A data mining operator. Values in TheTargetAttribute are used as target function values to train the SVM on examples that are formed with ThePredictingAttributes. All ThePredictingAttributes must belong to TheInputConcept. TheOutputAttribute contains the predicted values.

There are some SVM-specific parameters; the table gives reasonable values to choose if nothing is known about the data or SVMs. For the KernelType, only the following values (Strings) are possible: dot, polynomial, neural, radial, anova. Dot is the linear kernel and can be taken as default.

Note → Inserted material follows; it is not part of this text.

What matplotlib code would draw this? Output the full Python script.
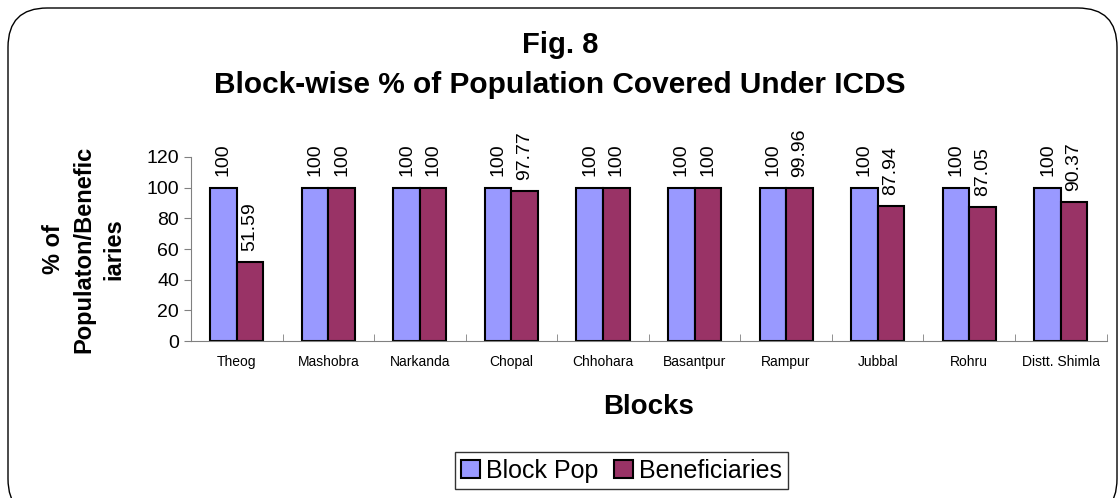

This operator can use two different versions of the Support Vector Machine algorithm. One runs in main memory; it needs the parameter SampleSize to determine a maximum number of training examples. The other runs in the database; it is used if the optional parameter UseDB_SVM is set to the String true. When this version is used, an additional parameter TheKey is needed which gives the BaseAttribute whose column is the primary key of TheInputConcept. (TheKey can be left out only if the ColumnSet that belongs to TheInputConcept represents a table rather than a view.) The database algorithm restricts the possible kernel types to dot and radial. It can also use the parameter SampleSize.

With the parameters LossFunctionPos and LossFunctionNeg, the loss function that is used for the regression can be biased such that predicting too high is more expensive (LossFunctionPos > LossFunctionNeg) or less expensive (LossFunctionNeg > LossFunctionPos) than predicting too low. If both values are equal, no bias is used. The parameter C balances training error against generalisation quality; positive values between 0.01 and 1000 have been used successfully in the literature. Epsilon limits the allowed error an example may produce; small values under 0.5 should be used.

ParameterName ObjType Type Remarks
TheInputConcept CON IN inherited
TheTargetAttribute BA IN inherited
ThePredictingAttributes BA List IN  
KernelType V IN see explanation above
SampleSize V IN see explanation above
LossFunctionPos V IN positive real; try 1.0
LossFunctionNeg V IN positive real; try 1.0
C V IN positive real; try 1.0
Epsilon V IN positive real; try 0.1
UseDB_SVM V IN optional; one of true, false
TheKey BA IN optional
TheOutputAttribute BA OUT inherited